After The Post made multiple attempts to reach Fisher on different numbers listed for him, a person identifying as Fisher said by phone that he had been kicked off MeetMe. Over text message, he said, “All this happened too fast & one thing I can say to start this off is i was labeled something I’m not.” Fisher then ended the conversation. He didn’t respond to further requests for comment.

Some of Meet Group’s safety measures came after a 2014 lawsuit brought by San Francisco city attorney Dennis Herrera, who alleged MeetMe had been used by predators to target minors, violating the rights of minors under California law. “Dozens of children nationwide have already been victimized by predators who used MeetMe to coerce minors into meeting,” Herrera wrote in the suit.

The parties settled a year later, with MeetMe agreeing to implement new measures, such as not publishing the locations of its underage users and simplifying its privacy policy. “Our settlement includes groundbreaking steps to protect the safety and privacy of minor teenagers, just as we’d hoped,” Herrera said in a statement at the time. MeetMe also agreed to pay $200,000 in damages and attorneys’ fees to San Francisco. Herrera did not respond to a request for comment.

Those safety measures didn’t stop 22-year-old Joseph Meili, who pleaded guilty in June to third-degree child molestation of an 11-year-old girl he met on MeetMe. Police charged him with child kidnapping, statutory rape and statutory sodomy, but those charges were dropped. Scott Pierson, an attorney for Meili, has said his client did not know the victim was underage.

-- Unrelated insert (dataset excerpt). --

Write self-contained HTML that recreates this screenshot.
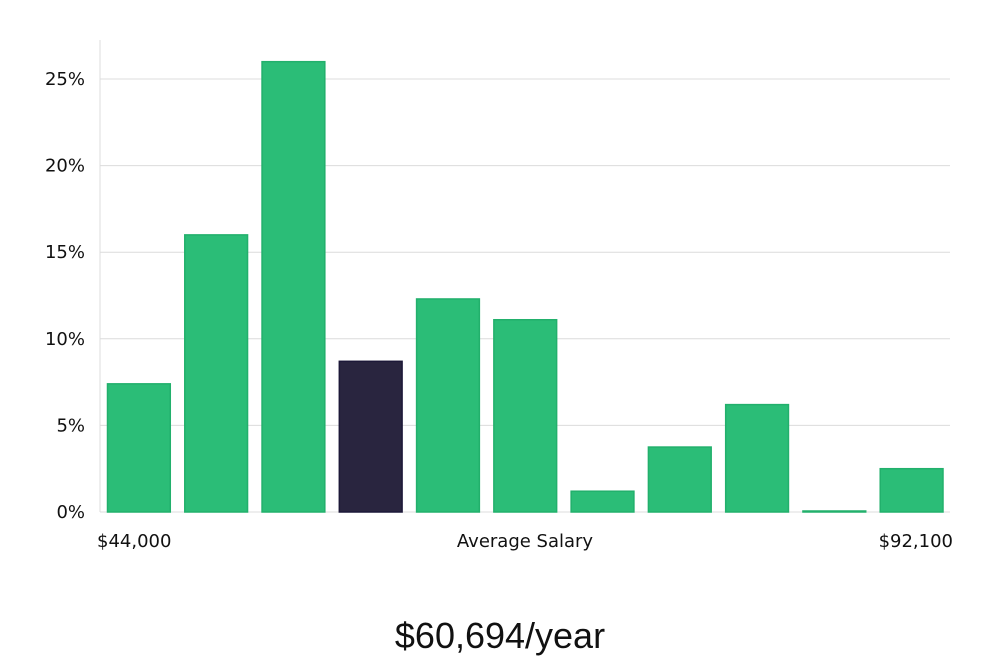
<!DOCTYPE html>
<html><head><meta charset="utf-8"><style>
html,body{margin:0;padding:0;background:#fff;}
body{width:1000px;height:660px;overflow:hidden;font-family:"DejaVu Sans","Liberation Sans",sans-serif;}
</style></head><body>
<svg id="chart" width="1000" height="660" xmlns="http://www.w3.org/2000/svg">
<g id="grid"></g>
<g id="bars"></g>
<g id="yticks"></g>
<line x1="100" y1="40" x2="100" y2="512" stroke="#dcdcdc" stroke-width="1"/>
<text x="97" y="547" font-size="18" fill="#111">$44,000</text>
<text x="525" y="547" font-size="18" fill="#111" text-anchor="middle">Average Salary</text>
<text x="953" y="547" font-size="18" fill="#111" text-anchor="end">$92,100</text>
<text x="500" y="648" font-size="36" fill="#111" text-anchor="middle" font-family="Liberation Sans, sans-serif">$60,694/year</text>
</svg>
<script>
const values = [7.4, 16.0, 26.0, 8.7, 12.3, 11.1, 1.2, 3.75, 6.2, 0.05, 2.5];
const highlight = [false, false, false, true, false, false, false, false, false, false, false];
const ticks = [0, 5, 10, 15, 20, 25];
const tickLabels = ["0%", "5%", "10%", "15%", "20%", "25%"];
const NS = "http://www.w3.org/2000/svg";
const x0 = 100, x1 = 950, yBase = 512, pxPerUnit = 17.32;
const y = v => yBase - v * pxPerUnit;
const band = (x1 - x0) / values.length;
const grid = document.getElementById('grid'), bars = document.getElementById('bars'), yt = document.getElementById('yticks');
ticks.forEach((t, i) => {
  const l = document.createElementNS(NS, 'line');
  
  
  l.setAttribute('x1', x0); l.setAttribute('x2', x1);
  l.setAttribute('y1', y(t)); l.setAttribute('y2', y(t));
  l.setAttribute('stroke', '#dcdcdc'); l.setAttribute('stroke-width', '1');
  grid.appendChild(l);
  const tx = document.createElementNS(NS, 'text');
  
  
  tx.setAttribute('x', 85); tx.setAttribute('y', y(t) + 6);
  tx.setAttribute('text-anchor', 'end'); tx.setAttribute('font-size', '18'); tx.setAttribute('fill', '#111');
  tx.textContent = tickLabels[i];
  yt.appendChild(tx);
});
values.forEach((v, i) => {
  const r = document.createElementNS(NS, 'rect');
  
  
  const h = Math.max(v * pxPerUnit, 1);
  r.setAttribute('x', x0 + i * band + 7.5);
  r.setAttribute('width', band - 14.5);
  r.setAttribute('y', yBase - h);
  r.setAttribute('height', h);
  r.setAttribute('fill', highlight[i] ? '#29253f' : '#2bbd77');
  r.setAttribute('stroke', highlight[i] ? '#1c1838' : '#22b06c');
  r.setAttribute('stroke-width', '1.5');
  bars.appendChild(r);
});
</script>
</body></html>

Many teens and parents are unaware of the dangers of online apps that promise to help people meet new friends online. Last month, Blanca Vargas, whose 26-year-old son was murdered after going on a date with someone he met on MeetMe, sued the company for wrongful death, false advertising and fraud. Vargas said in the suit, filed in Kern County Superior Court north of Los Angeles, that the company lulled users into a false sense of security by claiming it screens users for sex offender status and monitors the app for dangerous behavior. The alleged murderer had pending charges for assault and child endangerment at the time of the murder. Vargas declined to comment through her attorneys.

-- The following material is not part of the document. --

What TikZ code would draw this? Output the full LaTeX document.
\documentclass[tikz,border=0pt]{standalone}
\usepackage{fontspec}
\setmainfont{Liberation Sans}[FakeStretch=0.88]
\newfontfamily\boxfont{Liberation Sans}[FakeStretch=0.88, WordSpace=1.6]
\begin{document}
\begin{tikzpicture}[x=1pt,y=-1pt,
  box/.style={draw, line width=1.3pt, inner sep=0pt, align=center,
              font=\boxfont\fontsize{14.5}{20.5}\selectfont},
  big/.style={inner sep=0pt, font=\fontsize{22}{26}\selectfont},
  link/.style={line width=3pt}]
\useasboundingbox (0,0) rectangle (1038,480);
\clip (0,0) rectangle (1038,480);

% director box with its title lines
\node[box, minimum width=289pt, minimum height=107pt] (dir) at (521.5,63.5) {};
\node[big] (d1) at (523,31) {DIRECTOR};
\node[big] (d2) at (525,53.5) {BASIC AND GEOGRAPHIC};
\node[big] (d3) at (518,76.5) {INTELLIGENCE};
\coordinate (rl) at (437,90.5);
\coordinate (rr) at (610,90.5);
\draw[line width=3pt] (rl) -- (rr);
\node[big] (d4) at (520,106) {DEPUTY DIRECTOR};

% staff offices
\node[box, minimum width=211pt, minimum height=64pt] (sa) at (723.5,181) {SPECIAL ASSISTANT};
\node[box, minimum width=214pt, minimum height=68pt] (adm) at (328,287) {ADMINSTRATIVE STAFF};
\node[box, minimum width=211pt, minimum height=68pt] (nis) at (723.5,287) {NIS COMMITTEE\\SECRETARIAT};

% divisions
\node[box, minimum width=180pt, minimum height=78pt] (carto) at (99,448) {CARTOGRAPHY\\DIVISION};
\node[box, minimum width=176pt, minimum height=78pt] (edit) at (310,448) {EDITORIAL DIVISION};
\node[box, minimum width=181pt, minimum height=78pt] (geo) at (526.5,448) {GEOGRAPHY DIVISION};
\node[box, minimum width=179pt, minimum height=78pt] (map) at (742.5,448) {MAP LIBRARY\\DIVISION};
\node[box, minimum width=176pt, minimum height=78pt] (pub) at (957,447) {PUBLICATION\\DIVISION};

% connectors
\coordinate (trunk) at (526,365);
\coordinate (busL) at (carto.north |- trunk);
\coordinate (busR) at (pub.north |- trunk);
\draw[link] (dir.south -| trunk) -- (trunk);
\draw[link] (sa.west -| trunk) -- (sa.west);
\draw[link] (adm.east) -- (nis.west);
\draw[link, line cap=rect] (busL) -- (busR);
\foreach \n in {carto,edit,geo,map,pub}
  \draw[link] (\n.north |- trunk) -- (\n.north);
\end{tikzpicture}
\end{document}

“Despite its advertising and claims to the public” the lawsuit reads, The Meet Group “was not sufficiently screening its users, and was knowingly allowing users who posed a danger to the general public.”

“The Meet Group is deeply saddened and disturbed by this horrible incident; however, the allegations with respect to the Company are completely without merit and it intends defend against them vigorously,” Bissinger said, adding that MeetMe does not do criminal background checks on users.

MeetMe was founded by two New Jersey high school students in 2005, at the height of the social media craze, when Myspace was all the rage and a year after Facebook was founded. Built by software engineers in India, it was designed to give students a better way to meet friends.

In 2011, the founders sold the company to Quepasa, an internet conglomerate, for a reported $100 million. (Quepasa has since changed its name to The Meet Group.) An infographic created by the two companies to publicize the deal touted MyYearbook, as it was then known, as being the No. 1 site for teens. MeetMe now says it eschews underage users and the age limit of the app is for users 17 and older. But younger users still find their way onto the app.

Two years ago, MeetMe joined the livestreaming trend, which included YouTube, Facebook Live, Twitch and others. Whereas those services often include people livestreaming a particular event, or playing a video game, MeetMe broadcasts usually involve a person sitting in front of the camera for long periods of time, interacting with the audience and receiving virtual goods.


Virtual gifts give audience members an interactive way to influence what they’re watching. For instance, a streamer might do pushups on camera every time a viewer offers a gift of a certain value. According to one of MeetMe’s recent podcasts, called “Streaming Wars,” its livestreaming feature was inspired by a Chinese app, Tantan, where live streamers, many of them young women, collect donations from adoring fans online.

But live streams create more opportunities for misuse of the app. Because they happen in real time, policing them can be next to impossible, and users can post lewd messages. Monetary rewards can incentivize streamers to provide inappropriate content. It’s one reason The Meet Group says it devotes more than half its staff to content moderation. But even with 350 people working on moderation and safety, it’s impossible to catch everything.

In one testimonial on the Meet Group’s website, Glenn Frankel, president of Family Watchdog, writes “The Meet Group … take[s] the task of identifying registered sexual offenders to keep them off their platforms very seriously. In the “safety measures” section of the site, the company says it screens “new registrants against databases of known sex offenders in the U.S. and regularly [rescreens] active users against these same lists, blocking registrations and activity from known sex offenders.” Frankel did not respond to a request for comment.

MeetMe claims to screen for people under the age of 17 using the apps. But those measures have proved easy to circumvent. In the App Store, minors can download adult apps by clicking a button certifying they are at least 17. Even when underage Apple users list their real ages, it’s still possible to download adult apps without any further verification.

One clue that there is misuse of the social network are the reviews on Apple’s App Store. Last month, The Post used machine learning to analyze more than 100,000 reviews for six popular chat apps and found more than 1,500 reviews containing reports of unwanted sexual content.

The analysis did not include MeetMe, but a review of the comments turned up several that complained of sexual and dangerous activity on the app. “There is no child protection or blockage,” a reviewer wrote in September, who complained children were being exposed to “inappropriate and disgusting things.”